It's been four days since Taylor Swift’s 11th album (a new era, if I may say so?) came out and I haven't been able to listen to any music that is not straight from ‘The Tortured Poets Department’.
I have been going over the lyrics like a mad-woman; that's what she has turned me into - a frantic and mad woman trying to piece together her sad saga with a love she had thought would stay.
Having had my share of romances and stories worth telling, my heart goes out to her for being able to pen down such remarkably sad lyrics. As a listener, it was so agonizing, that I can't even fathom what she might have been feeling while working on the album for the past two years.
The recurrent theme of a life that could have been with motifs such as ‘a wedding that didn't happen’ and babies is the most heart-wrenching of all.
There are songs about the ‘masquerade of men’ that came after her break up with Joe Alwyn and while listening to those songs, a question popped in my mind: Why is she writing songs about Matty Healy or her other past relationships when she's actually hurting from her relationship of six years?
I would like to answer myself in this write up because I'm penning this down after listening to the last song from the Anthology ‘The Manuscript’.
In the song, she paints a picture of a woman reading the manuscript (story) of her life. She means to say that she is looking back at her life’s story and all the ‘torrid affairs’ she has had.
She begins the verse by mentioning about a certain someone; a smooth talker, to be precise who charmed her with her words that made her imagine a life where she would be happily enjoying domesticity with the person. Here, Swift reflects on the younger version of herself who wished herself older and more mature, with the imagination about making and drinking coffee (something only children see as adult). It is used as a symbol of her childish youth and her whimsies.
Her reasons for wanting to be older could be because she wanted to be taken more seriously by the older man (John Mayer or Jake Gyllenhaal) who she found herself infatuated with.
The narrative then shifts to a different time in her life when ‘she dated boys who were her own age’ and realized that her younger self was so naive and unsure about so many things. It shows a clearer perspective on relationships.
She moves on to say that as years passed, this woman understood many things and found that her coping mechanism (writing) was actually her talent because she could tell all those stories, which were once agonizing, to the world. There's a sense of freedom in these lines as Swift writes it. The woman in the song feels detached from these stories that were once part of her life; part of what she is.

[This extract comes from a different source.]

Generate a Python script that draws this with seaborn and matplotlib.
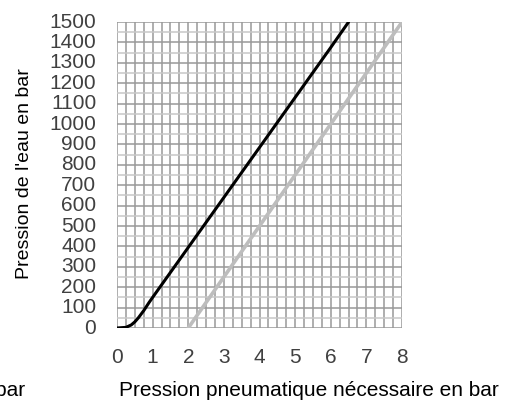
import matplotlib
matplotlib.use('Agg')
import matplotlib.pyplot as plt
import seaborn as sns
from matplotlib.ticker import MultipleLocator

# courbe noire (pression pneumatique -> pression de l'eau)
pneu_noir = [0, 0.25, 0.4, 0.5, 0.6, 0.75, 0.9, 1.0, 2.0, 3.0, 4.0, 5.0, 6.0, 6.5]
eau_noir = [0, 3, 15, 30, 50, 85, 125, 150, 395, 640, 885, 1130, 1375, 1500]

# droite grise
pneu_gris = [2, 8]
eau_gris = [0, 1500]

x_ticks = [0, 1, 2, 3, 4, 5, 6, 7, 8]
y_ticks = list(range(0, 1501, 100))

sns.set_style('white')
plt.rcParams['font.family'] = ['Liberation Sans', 'DejaVu Sans']

fig = plt.figure(figsize=(5.14, 4.0), dpi=100)
ax = fig.add_axes([117/514, 1 - 328/400, 285/514, 306/400])

sns.lineplot(x=pneu_gris, y=eau_gris, color='#bdbdbd', lw=2.6, ax=ax, sort=False, zorder=3)
sns.lineplot(x=pneu_noir, y=eau_noir, color='black', lw=2.2, ax=ax, sort=False, zorder=4)

ax.set_xlim(0, 8)
ax.set_ylim(0, 1500)
ax.set_xticks(x_ticks)
ax.set_yticks(y_ticks)
ax.xaxis.set_minor_locator(MultipleLocator(0.25))
ax.yaxis.set_minor_locator(MultipleLocator(50))

ax.grid(which='major', axis='both', color='#999999', lw=1.1)
ax.grid(which='minor', axis='x', color='#999999', lw=1.1)
ax.grid(which='minor', axis='y', color='#c8c8c8', lw=1.1)
ax.set_axisbelow(True)
for s in ax.spines.values():
    s.set_visible(False)

ax.tick_params(axis='x', which='both', length=6.5, width=1.1, color='#999999',
               pad=8, labelsize=15, labelcolor='#404040')
ax.tick_params(axis='y', which='major', length=5, width=1.1, color='#999999',
               pad=10, labelsize=15, labelcolor='#404040')
ax.tick_params(axis='y', which='minor', length=5, width=1.1, color='#c8c8c8')
for lab in ax.get_yticklabels():
    lab.set_verticalalignment('center')

ax.set_xlabel('')
ax.set_ylabel('')
fig.text(309/514, 1 - 391/400, 'Pression pneumatique nécessaire en bar',
         ha='center', va='center', fontsize=15, color='black')
fig.text(25/514, 1 - 174/400, "Pression de l'eau en bar", rotation=90,
         ha='center', va='center', fontsize=14, color='black')
fig.text(25/514, 1 - 391/400, 'en bar', ha='right', va='center', fontsize=15, color='black')

fig.savefig('out.png', dpi=100)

Then, just like in ‘The Last Great American Dynasty’, in the last few lines, she equates this woman with herself, saying that this manuscript that she has is like a keepsake, a token of her life and when she re-reads it, she realizes that this story is not hers anymore as she has now opened it to the world, to her fans. It might also mean that she is so detached from Joe and the life she had with him that she cannot call this story her own anymore. Personally, I like the first interpretation better. It makes more sense to me somehow.
Now, coming back to the question that popped in my head, why write about a brief rebound with Healy and also about Travis Kelce and her current life in an album she wrote mostly about Joe? And for that matter, there are hints of all the major relationships she has had as well as songs for Kim Kardashian and the pre-reputation era feud.
I started to think about my life and the heartbreak that shaped my life in a tremendous way. While I was going through that turmoil of a relationship, it felt like my whole life was falling apart. It felt like I would never recover from it. I think impactful relationships where we're fully invested are unraveling like that when we know it's about to end and we can't do anything about it other than to watch it breathe its last breaths right before our eyes. You go over your whole life and all your choices and question every little thing. It's maddening, to say the least.
I think Swift might have been going through the same thing for the past two years, or maybe even more. She might have been analyzing all her past relationships and friendships and connecting those imaginary dots as her life was unraveling before her eyes. It's obviously a torturous thing to go through. And she wrote it all out in the most poetic way possible and gifted it to us.
As a former writer, I get her so well right now. I have written my most tortured poetry and musings in times of extreme pain, hoping that putting it all on paper would ease the pain. And it did. Now when I go over those writings sometimes, I revisit those painful memories but it doesn't affect me as much as it did then. I rather marvel at my writing style and how it changed from one emotion or one phase to another. Frankly, I miss it too. I wish I could write like that again. But then again, I don't think I have enough courage in me to go through another heartbreak or mental breakdown!
I would like to end this literary rant by dearly hoping that Swift is healing and trying to build a happy life with Kelce and that she has had her catharsis. I am also hoping for all other swifties out there that TTPD would help you heal, no matter which phase of grief you are in.